Date: Tuesday 12 Jun 2012

UK manufacturing shows surprise fall in April

UK manufacturing registered a surprise fall in April, raising the prospect of a longer period of recession for the country.

The news will also put pressure on the Bank of England to increase its £325bn asset purchase scheme, known as quantitative easing.

The Office for National Statistics said manufacturing production fell 0.7% in April compared to the month before, whereas analysts had pencilled in no change.

Compared to April last year it contracted by 0.3%, confounding predictions of a 0.4% rise.

"The drop in manufacturing output is a blow to the economy’s chances of avoiding further contraction in the second quarter – especially as it is being handicapped by the extra day’s public holiday resulting from the Queen’s Diamond Jubilee celebrations," said Dr Howard Archer, Chief UK Economist at IHS.

Industrial production, a wider measure of output from all of the UK's factories and mines, flatlined compared to the month before.

A 13.6% monthly rebound in electricity and gas output spurred by the bad weather only just managed to offset the fall in manufacturing output and a 5.7% drop in mining and quarrying output.

"Admittedly, if manufacturers’ customers have been destocking and postponing expenditure as a result of the greater economic uncertainty, some of the drop in manufacturing output might be short-lived," said Samuel Tombs, UK Economist at Capital Economics.

"But given that the euro-zone crisis has intensified since April and recent manufacturing surveys have been very weak, it seems likely that the industrial sector will remain a drag on overall GDP growth for some time to come," he added.
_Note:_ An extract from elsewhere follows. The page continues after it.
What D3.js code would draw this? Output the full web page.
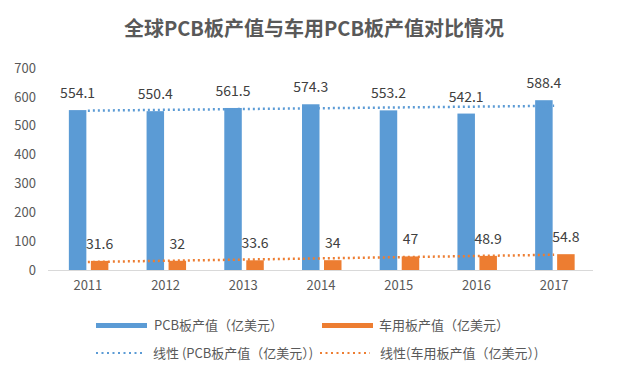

The poor figures follow a raft of bad economic news for the UK, including the recent downwards revision of first quarter GDP to -0.3%.

Figures from the CBI's latest monthly industrial trends survey showed British factory orders deteriorated faster than expected in May.

Meanwhile Markit's Purchasing Managers Index showed that Britain's manufacturing sector shrank at its fastest pace in three years in May.